Designed for extensibility
We've built the software for our own use cases:
- Inference coordination on multi-model AI systems
- Agentic swarm coordination
- Multi-step GraphRAG systems
- GPU vs CPU vector search pipelines (HNSW, IVF, etc.)
But there are many more we have not. The software is designed to be extensible by users. If there is a particular primitive that doesn't quite meet requirements, or isn't there at all, it can be added.
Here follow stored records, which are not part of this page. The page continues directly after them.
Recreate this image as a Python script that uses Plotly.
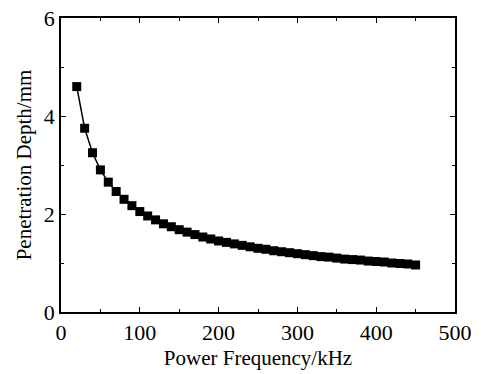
import plotly.graph_objects as go

freq = [20, 30, 40, 50, 60, 70, 80, 90, 100, 110, 120, 130, 140, 150, 160, 170,
        180, 190, 200, 210, 220, 230, 240, 250, 260, 270, 280, 290, 300, 310,
        320, 330, 340, 350, 360, 370, 380, 390, 400, 410, 420, 430, 440, 450]
depth = [4.60, 3.75, 3.25, 2.90, 2.65, 2.46, 2.30, 2.17, 2.05, 1.96, 1.88, 1.80,
         1.74, 1.68, 1.63, 1.58, 1.53, 1.49, 1.45, 1.42, 1.39, 1.36, 1.33, 1.30,
         1.28, 1.25, 1.23, 1.21, 1.19, 1.17, 1.15, 1.13, 1.12, 1.10, 1.08, 1.07,
         1.06, 1.04, 1.03, 1.02, 1.00, 0.99, 0.98, 0.96]

x_ticks = [0, 100, 200, 300, 400, 500]
y_ticks = [0, 2, 4, 6]

fig = go.Figure(go.Scatter(
    x=freq, y=depth, mode="lines+markers",
    line=dict(color="black", width=1.5),
    marker=dict(symbol="square", size=9, color="black"),
))

fam = "Liberation Serif"
font = dict(family=fam, size=22, color="black")
title_font = dict(family=fam, size=21, color="black")
axis_common = dict(
    showline=True, linecolor="black", linewidth=1.5, mirror="ticks",
    ticks="inside", ticklen=5, tickwidth=1.2, tickcolor="black",
    showgrid=False, zeroline=False, tickfont=font, automargin=False,
)
fig.update_layout(
    width=481, height=374,
    margin=dict(l=61, r=26, t=18, b=62),
    paper_bgcolor="white", plot_bgcolor="white",
    showlegend=False,
    font=font,
    xaxis=dict(range=[0, 500], tickvals=x_ticks, ticktext=[str(v) for v in x_ticks],
               minor=dict(tickvals=[50, 150, 250, 350, 450], ticks="inside", ticklen=3, tickcolor="black"),
               title=dict(text="Power Frequency/kHz", font=title_font, standoff=6),
               **axis_common),
    yaxis=dict(range=[0, 6], tickvals=y_ticks, ticktext=[str(v) for v in y_ticks],
               minor=dict(tickvals=[1, 3, 5], ticks="inside", ticklen=3, tickcolor="black"),
               title=dict(text="Penetration Depth/mm", font=title_font, standoff=6),
               **axis_common),
)
fig.write_html("out.html")
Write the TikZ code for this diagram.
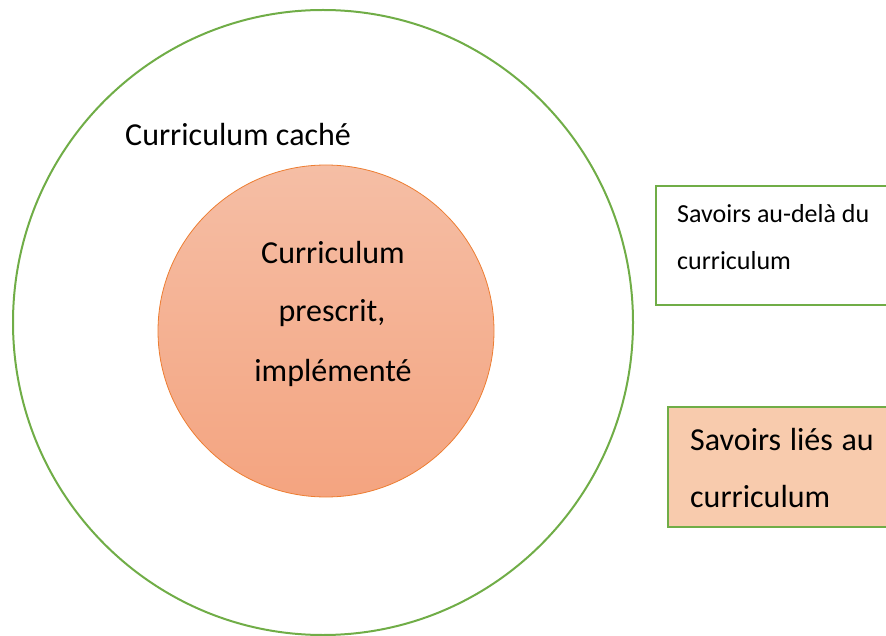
\documentclass[tikz,border=0pt]{standalone}
\usepackage{fontspec}
\setmainfont{Carlito}
\usetikzlibrary{shapes.geometric}
\definecolor{grn}{RGB}{112,173,71}
\definecolor{org}{RGB}{237,125,49}
\definecolor{peach}{RGB}{248,203,173}
\definecolor{topc}{RGB}{245,190,165}
\definecolor{botc}{RGB}{244,164,128}
\tikzset{
  ring/.style={ellipse, draw=grn, line width=2pt, inner sep=0pt},
  core/.style={ellipse, draw=org, line width=0.8pt, top color=topc, bottom color=botc, inner sep=0pt},
  boxframe/.style={draw=grn, line width=2.2pt, inner sep=0pt},
  lbl/.style={anchor=base west, inner sep=0pt, text=black},
  clbl/.style={anchor=base, inner sep=0pt, text=black},
}
\begin{document}
\begin{tikzpicture}[x=1pt,y=-1pt]
\path[use as bounding box] (0,0) rectangle (886,636);
\clip (0,0) rectangle (886,636);
\node[ring, minimum width=620pt, minimum height=625pt] (outer) at (323,322.5) {};
\node[core, minimum width=336pt, minimum height=332pt] (inner) at (326,331) {};
\node[lbl, font=\fontsize{32}{38}\selectfont] (cache) at (125,146) {Curriculum caché};
\node[clbl, font=\fontsize{32}{38}\selectfont] (p1) at (333,264) {Curriculum};
\node[clbl, font=\fontsize{32}{38}\selectfont] (p2) at (332,322) {prescrit,};
\node[clbl, font=\fontsize{32}{38}\selectfont] (p3) at (333,381) {implémenté};
\draw[boxframe, fill=white] (656,186) rectangle (900,305);
\node[lbl, font=\fontsize{26}{30}\selectfont] (b1a) at (677,223) {Savoirs au-delà du};
\node[lbl, font=\fontsize{26}{30}\selectfont] (b1b) at (677,270) {curriculum};
\draw[boxframe, fill=peach] (668,407) rectangle (900,527);
\node[lbl, font=\fontsize{32}{38}\selectfont] (b2a) at (690,450) {Savoirs\hspace{0.27em}liés\hspace{0.27em}au};
\node[lbl, font=\fontsize{32}{38}\selectfont] (b2b) at (690,507) {curriculum};
\end{tikzpicture}
\end{document}
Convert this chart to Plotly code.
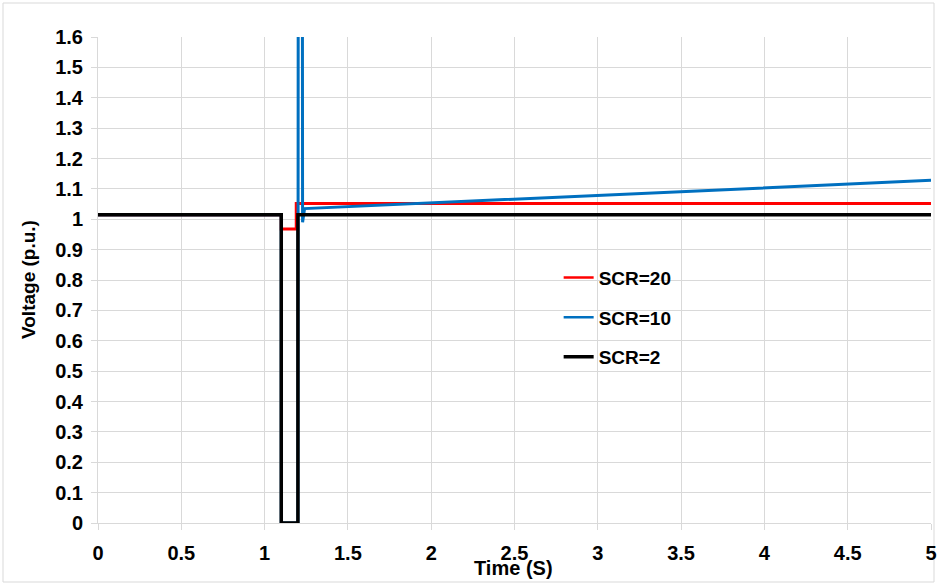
import plotly.graph_objects as go

# Data
t_scr20 = [0, 1.1, 1.1, 1.19, 1.19, 5]
v_scr20 = [1.015, 1.015, 0.968, 0.968, 1.052, 1.052]

t_scr10 = [0, 1.1, 1.1, 1.2, 1.203, 1.225, 1.228, 1.24, 5]
v_scr10 = [1.015, 1.015, 0, 0, 3.0, 3.0, 0.99, 1.035, 1.128]

t_scr2 = [0, 1.1, 1.1, 1.2, 1.2, 5]
v_scr2 = [1.015, 1.015, 0, 0, 1.015, 1.015]

x_ticks = [0, 0.5, 1, 1.5, 2, 2.5, 3, 3.5, 4, 4.5, 5]
y_ticks = [round(i * 0.1, 1) for i in range(17)]

font_family = "Liberation Sans, Arial, sans-serif"
grid = "#d9d9d9"

series = [
    ("SCR=20", t_scr20, v_scr20, "#ff0000", 3, 2.5),
    ("SCR=10", t_scr10, v_scr10, "#0070c0", 3, 2.5),
    ("SCR=2", t_scr2, v_scr2, "#000000", 3.5, 3.5),
]

fig = go.Figure()
for i, (name, t, v, col, w, lw) in enumerate(series):
    fig.add_trace(go.Scatter(x=t, y=v, mode="lines", name=name, showlegend=False,
                             line=dict(color=col, width=w)))
for i, (name, t, v, col, w, lw) in enumerate(series):
    fig.add_trace(go.Scatter(x=[None], y=[None], mode="lines", name="<b>%s</b>" % name,
                             legendgroup="g%d" % i, line=dict(color=col, width=lw)))

fig.update_layout(
    width=937, height=585,
    margin=dict(l=98, r=6, t=37, b=62, autoexpand=False),
    paper_bgcolor="white", plot_bgcolor="white",
    font=dict(family=font_family, size=19, color="#000000"),
    legend=dict(x=0.553, y=0.544, xanchor="left", yanchor="top",
                font=dict(size=19, family=font_family, color="#000"),
                bgcolor="rgba(0,0,0,0)", tracegroupgap=12),
    xaxis=dict(range=[0, 5], tickvals=x_ticks,
               ticktext=["<b>%g</b>" % v for v in x_ticks],
               showgrid=True, gridcolor=grid, gridwidth=1,
               zeroline=False, showline=True, linecolor=grid,
               ticks="outside", ticklen=6, tickcolor=grid,
               tickfont=dict(size=20, family=font_family),
               ticklabelstandoff=6,
               automargin=False),
    yaxis=dict(range=[0, 1.6], tickvals=y_ticks,
               ticktext=["<b>%g</b>" % v for v in y_ticks],
               showgrid=True, gridcolor=grid, gridwidth=1,
               zeroline=False, showline=True, linecolor=grid,
               ticks="outside", ticklen=6, tickcolor=grid,
               tickfont=dict(size=20, family=font_family),
               ticklabelstandoff=4,
               automargin=False),
)

# axis titles
fig.add_annotation(text="<b>Time (S)</b>", xref="paper", yref="paper",
                   x=(513 - 98) / 833, y=(523 - 568) / 486,
                   xanchor="center", yanchor="middle", showarrow=False,
                   font=dict(size=20, family=font_family, color="#000"))
fig.add_annotation(text="<b>Voltage (p.u.)</b>", xref="paper", yref="paper",
                   x=(28 - 98) / 833, y=(523 - 280) / 486, textangle=-90,
                   xanchor="center", yanchor="middle", showarrow=False,
                   font=dict(size=19, family=font_family, color="#000"))

# outer border
fig.add_shape(type="rect", xref="paper", yref="paper",
              x0=(3 - 98) / 833, x1=(934 - 98) / 833,
              y0=(523 - 582) / 486, y1=(523 - 3) / 486,
              line=dict(color=grid, width=1), layer="below")

fig.write_html("out.html", config={"displayModeBar": False},
               post_script="document.body.style.margin='0';")
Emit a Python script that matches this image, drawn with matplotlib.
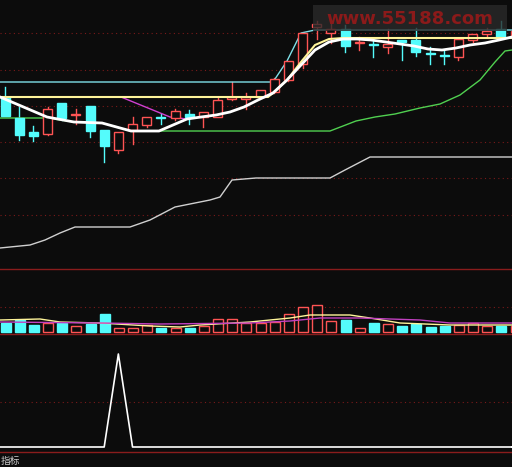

→ Code snippet: the Operator trait and a minimal custom operator implementation

Where we are
We are still in early prototyping stage for this technology. Early benchmarks are very exciting. We are actively using it internally and with clients to flesh out the range of intelligence primitives and capabilities we need to make this technology super useful. There is quite a way before it is considered production ready.
Under the hood we are building this on mvec (project) — our Apple Silicon vector database, and mgraph (project) — our thread-safe data primitive for coordinating complex data types.

For the long term, we are looking at two goals:
- A standalone app and web app that can be used locally.
- An embeddable SDK to add composable intelligence pipelines to your apps.